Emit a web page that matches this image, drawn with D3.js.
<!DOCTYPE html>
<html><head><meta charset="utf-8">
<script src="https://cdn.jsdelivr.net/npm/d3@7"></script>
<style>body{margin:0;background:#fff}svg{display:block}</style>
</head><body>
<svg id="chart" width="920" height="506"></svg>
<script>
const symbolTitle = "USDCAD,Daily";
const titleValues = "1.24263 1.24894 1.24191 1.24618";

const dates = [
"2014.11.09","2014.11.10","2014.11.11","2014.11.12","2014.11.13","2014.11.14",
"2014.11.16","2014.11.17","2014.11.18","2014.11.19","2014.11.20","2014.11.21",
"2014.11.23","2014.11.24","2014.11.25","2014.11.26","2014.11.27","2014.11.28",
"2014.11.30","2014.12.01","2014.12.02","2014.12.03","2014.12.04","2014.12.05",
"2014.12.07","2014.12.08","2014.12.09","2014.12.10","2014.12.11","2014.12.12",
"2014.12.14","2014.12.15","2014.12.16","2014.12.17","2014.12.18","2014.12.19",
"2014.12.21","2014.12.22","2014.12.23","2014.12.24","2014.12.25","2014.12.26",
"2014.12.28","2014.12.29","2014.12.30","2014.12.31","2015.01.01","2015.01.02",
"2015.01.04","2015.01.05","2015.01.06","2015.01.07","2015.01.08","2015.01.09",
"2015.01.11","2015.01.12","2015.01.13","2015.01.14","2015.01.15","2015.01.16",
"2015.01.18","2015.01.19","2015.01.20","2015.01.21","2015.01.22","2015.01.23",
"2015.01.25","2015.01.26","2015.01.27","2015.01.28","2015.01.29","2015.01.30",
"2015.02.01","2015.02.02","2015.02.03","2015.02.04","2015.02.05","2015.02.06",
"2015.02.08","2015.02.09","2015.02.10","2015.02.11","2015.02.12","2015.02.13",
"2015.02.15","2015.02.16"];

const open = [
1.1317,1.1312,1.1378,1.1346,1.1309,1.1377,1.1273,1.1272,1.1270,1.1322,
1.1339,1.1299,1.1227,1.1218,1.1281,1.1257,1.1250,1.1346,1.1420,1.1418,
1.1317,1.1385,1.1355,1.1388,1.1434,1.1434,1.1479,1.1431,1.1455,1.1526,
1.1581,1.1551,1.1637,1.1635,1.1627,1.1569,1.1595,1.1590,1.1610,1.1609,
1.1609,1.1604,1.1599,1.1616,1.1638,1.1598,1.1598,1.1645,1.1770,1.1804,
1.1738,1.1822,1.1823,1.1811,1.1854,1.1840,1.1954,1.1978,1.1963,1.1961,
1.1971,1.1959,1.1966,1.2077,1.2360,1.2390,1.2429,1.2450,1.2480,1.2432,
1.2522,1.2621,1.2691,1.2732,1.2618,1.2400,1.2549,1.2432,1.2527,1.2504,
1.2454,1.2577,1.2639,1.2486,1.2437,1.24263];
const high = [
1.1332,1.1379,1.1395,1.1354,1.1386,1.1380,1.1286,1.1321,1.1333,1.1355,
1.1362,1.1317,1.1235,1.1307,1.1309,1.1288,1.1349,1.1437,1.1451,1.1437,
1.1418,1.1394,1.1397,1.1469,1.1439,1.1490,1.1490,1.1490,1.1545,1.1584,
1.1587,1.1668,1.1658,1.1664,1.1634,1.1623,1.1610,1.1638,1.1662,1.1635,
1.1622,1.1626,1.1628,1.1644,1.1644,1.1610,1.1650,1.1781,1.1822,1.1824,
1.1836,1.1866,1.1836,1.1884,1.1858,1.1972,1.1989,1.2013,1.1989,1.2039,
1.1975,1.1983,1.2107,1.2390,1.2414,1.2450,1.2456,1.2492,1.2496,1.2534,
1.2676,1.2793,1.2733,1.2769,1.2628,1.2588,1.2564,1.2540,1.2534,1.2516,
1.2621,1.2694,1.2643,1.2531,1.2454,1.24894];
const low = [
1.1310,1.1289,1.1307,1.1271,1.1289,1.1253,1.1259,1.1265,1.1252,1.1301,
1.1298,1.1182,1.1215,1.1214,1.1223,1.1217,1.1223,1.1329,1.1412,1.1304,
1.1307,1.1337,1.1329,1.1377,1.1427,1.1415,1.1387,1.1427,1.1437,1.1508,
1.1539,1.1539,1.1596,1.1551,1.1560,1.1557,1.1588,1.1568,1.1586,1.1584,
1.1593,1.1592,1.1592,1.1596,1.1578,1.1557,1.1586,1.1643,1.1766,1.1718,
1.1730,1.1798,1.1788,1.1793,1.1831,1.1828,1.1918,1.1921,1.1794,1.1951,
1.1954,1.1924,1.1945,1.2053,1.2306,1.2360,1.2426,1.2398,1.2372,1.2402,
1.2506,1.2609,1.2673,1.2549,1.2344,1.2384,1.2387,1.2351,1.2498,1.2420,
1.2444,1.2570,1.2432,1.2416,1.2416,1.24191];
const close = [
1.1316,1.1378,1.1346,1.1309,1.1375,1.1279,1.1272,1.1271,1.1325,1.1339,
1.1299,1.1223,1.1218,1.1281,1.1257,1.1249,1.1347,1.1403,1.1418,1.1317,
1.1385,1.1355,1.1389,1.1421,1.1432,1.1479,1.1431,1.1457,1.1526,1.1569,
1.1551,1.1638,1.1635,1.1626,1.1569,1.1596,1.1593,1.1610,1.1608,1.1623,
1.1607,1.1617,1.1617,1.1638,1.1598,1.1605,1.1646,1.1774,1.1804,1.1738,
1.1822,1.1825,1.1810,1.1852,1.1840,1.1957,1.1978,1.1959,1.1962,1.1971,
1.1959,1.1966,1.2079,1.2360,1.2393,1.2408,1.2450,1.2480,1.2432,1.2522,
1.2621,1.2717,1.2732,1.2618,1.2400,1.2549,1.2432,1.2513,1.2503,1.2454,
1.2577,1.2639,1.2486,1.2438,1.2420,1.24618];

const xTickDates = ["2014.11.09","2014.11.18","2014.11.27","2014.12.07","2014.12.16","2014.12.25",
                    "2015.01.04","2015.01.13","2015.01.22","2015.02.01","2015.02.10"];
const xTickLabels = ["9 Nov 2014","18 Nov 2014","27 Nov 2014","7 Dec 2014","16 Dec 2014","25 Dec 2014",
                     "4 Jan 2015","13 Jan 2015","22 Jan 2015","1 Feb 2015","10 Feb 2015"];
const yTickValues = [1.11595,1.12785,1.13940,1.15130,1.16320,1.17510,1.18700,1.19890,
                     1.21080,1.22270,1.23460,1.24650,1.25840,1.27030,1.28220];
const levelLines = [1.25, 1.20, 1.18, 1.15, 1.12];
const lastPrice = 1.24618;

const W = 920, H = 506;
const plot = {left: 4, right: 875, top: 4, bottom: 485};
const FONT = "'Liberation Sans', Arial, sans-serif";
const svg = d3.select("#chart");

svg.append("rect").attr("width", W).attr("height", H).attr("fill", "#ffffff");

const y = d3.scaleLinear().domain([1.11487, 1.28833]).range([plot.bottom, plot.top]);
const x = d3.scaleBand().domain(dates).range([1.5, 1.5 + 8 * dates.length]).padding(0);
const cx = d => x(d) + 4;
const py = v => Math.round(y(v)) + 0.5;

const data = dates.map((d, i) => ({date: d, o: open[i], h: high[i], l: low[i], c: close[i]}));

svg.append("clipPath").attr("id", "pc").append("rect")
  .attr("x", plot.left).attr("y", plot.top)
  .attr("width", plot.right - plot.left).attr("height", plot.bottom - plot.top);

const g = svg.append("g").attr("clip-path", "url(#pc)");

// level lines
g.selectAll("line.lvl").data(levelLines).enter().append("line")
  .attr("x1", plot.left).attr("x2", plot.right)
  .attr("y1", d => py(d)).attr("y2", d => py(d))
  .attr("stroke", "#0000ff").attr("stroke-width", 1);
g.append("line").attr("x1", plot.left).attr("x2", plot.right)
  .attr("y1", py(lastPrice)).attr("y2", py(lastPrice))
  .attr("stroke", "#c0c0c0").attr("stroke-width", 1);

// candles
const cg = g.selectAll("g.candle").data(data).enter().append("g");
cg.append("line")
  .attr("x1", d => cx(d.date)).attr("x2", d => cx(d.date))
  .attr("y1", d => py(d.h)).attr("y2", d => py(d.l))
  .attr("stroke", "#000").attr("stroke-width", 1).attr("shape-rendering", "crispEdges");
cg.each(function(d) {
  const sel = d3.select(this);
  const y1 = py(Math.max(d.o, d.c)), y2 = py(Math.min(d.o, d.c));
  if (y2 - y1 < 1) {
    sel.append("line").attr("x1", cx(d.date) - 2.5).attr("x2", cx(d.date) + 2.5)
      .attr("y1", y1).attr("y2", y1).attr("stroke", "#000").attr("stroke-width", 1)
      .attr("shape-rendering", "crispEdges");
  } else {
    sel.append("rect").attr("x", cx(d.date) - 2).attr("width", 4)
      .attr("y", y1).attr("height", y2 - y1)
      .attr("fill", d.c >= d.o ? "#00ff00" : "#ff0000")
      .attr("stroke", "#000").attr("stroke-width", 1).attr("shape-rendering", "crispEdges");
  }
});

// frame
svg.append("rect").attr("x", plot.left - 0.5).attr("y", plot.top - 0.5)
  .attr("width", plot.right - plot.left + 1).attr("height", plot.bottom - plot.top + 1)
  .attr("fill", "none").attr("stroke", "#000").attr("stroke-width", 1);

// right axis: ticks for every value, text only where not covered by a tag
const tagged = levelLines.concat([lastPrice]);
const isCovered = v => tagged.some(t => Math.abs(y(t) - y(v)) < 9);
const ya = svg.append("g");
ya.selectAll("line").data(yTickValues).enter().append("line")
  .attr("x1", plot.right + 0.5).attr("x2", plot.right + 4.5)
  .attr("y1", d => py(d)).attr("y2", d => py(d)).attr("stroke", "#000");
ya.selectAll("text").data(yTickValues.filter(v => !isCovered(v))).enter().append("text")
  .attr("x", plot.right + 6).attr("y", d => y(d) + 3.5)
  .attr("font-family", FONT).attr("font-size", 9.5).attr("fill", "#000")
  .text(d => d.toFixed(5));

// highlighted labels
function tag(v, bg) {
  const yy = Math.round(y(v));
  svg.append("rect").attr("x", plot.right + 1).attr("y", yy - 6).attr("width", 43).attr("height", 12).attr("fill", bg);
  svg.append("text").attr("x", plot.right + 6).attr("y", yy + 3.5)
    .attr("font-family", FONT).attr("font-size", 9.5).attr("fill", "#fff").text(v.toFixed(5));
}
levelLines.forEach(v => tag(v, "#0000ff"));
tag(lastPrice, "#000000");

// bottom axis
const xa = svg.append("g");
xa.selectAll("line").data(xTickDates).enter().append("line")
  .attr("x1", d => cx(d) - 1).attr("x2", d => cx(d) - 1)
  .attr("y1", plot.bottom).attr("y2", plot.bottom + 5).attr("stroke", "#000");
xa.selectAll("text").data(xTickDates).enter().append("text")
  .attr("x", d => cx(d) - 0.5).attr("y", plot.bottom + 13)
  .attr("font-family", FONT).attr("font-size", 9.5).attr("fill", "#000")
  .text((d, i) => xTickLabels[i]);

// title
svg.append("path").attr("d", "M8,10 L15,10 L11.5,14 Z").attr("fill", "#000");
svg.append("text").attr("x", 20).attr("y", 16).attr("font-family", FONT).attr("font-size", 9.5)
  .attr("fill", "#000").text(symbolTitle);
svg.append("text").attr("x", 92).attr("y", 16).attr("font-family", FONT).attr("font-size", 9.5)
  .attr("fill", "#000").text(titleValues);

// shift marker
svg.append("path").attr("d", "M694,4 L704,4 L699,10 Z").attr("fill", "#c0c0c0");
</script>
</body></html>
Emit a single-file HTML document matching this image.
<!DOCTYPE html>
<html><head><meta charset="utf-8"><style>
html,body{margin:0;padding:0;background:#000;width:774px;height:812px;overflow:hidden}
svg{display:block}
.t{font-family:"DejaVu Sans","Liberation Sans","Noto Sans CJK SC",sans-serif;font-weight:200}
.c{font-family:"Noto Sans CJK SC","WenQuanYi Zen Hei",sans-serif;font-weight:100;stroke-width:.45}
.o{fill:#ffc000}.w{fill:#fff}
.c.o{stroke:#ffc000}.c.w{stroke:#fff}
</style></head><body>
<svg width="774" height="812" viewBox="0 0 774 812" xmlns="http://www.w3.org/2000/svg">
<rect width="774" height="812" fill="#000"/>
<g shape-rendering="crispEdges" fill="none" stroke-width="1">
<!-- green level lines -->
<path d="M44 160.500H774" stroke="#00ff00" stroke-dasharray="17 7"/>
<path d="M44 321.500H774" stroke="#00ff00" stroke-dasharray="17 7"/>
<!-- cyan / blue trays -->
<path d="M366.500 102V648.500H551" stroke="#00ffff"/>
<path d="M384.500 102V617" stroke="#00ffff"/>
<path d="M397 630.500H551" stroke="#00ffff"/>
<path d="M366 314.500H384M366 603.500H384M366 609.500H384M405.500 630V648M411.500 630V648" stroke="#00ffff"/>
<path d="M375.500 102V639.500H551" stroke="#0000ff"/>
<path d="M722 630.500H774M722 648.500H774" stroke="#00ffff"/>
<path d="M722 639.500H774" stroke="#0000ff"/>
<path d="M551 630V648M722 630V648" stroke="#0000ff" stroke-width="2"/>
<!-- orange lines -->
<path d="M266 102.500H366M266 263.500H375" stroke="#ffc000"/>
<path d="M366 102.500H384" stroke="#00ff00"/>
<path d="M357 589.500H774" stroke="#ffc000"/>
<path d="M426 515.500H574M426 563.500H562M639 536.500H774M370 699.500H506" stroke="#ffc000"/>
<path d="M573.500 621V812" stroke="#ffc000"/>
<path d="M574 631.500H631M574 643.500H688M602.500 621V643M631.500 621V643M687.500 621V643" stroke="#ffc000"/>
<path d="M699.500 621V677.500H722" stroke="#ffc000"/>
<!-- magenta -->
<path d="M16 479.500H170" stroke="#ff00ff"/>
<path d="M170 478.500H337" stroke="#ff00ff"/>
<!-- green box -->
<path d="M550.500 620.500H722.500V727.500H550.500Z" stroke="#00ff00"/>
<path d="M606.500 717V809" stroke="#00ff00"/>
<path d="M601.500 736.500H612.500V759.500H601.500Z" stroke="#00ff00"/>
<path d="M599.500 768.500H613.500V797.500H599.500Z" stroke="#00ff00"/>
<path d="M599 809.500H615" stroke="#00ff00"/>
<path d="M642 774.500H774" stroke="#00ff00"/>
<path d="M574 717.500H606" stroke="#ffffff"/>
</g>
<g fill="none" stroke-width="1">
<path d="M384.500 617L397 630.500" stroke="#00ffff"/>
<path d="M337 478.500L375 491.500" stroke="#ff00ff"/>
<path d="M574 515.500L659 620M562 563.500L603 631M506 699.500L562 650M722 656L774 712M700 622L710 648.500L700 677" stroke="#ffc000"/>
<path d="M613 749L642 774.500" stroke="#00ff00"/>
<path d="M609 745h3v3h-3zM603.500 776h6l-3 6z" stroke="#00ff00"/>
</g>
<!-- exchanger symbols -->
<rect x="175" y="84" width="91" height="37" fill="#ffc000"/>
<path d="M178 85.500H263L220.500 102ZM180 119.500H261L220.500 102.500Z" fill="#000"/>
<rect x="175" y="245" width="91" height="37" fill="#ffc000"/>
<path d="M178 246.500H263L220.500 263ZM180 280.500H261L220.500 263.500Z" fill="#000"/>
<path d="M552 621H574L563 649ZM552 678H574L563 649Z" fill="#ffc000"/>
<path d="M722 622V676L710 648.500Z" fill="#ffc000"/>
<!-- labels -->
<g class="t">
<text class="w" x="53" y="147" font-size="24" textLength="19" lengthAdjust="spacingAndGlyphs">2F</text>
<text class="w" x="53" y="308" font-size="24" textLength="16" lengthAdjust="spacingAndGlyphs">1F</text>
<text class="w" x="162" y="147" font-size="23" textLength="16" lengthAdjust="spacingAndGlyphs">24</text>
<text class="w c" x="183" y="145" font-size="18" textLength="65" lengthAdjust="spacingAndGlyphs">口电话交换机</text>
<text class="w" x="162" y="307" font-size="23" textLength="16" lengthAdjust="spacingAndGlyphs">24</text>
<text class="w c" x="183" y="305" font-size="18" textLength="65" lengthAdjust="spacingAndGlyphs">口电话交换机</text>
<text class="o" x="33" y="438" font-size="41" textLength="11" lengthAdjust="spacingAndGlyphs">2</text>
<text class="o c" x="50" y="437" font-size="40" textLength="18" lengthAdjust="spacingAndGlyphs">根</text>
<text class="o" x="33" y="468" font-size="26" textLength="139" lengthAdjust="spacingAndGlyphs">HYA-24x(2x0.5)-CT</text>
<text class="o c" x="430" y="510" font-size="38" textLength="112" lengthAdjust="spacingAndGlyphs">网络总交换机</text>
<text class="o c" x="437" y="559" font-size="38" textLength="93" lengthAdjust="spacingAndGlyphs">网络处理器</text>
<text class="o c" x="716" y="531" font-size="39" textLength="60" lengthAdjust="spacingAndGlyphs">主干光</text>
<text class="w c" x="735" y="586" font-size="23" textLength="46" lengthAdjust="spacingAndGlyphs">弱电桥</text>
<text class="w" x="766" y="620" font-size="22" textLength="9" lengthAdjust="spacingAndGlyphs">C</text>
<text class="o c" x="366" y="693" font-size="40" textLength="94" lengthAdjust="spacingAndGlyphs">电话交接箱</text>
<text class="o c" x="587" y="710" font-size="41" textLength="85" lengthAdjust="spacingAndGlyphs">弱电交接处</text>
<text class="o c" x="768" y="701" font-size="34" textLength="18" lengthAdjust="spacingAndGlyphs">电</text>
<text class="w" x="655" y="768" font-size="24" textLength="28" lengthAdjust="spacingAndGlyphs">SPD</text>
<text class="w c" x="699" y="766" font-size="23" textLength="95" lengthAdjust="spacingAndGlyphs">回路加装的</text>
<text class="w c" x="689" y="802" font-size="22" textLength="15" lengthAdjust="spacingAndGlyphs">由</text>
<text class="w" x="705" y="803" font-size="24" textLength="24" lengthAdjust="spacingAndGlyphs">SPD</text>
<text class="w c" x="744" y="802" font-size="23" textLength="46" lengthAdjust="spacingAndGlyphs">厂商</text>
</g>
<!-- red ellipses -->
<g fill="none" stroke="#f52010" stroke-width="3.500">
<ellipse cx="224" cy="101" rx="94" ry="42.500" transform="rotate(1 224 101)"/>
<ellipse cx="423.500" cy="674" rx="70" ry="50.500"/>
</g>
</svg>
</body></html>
:::::
Given task
Select the lines in this material that hold the word "image", leaving none out.

Response
Emit a web page that matches this image, drawn with D3.js.
Emit a single-file HTML document matching this image.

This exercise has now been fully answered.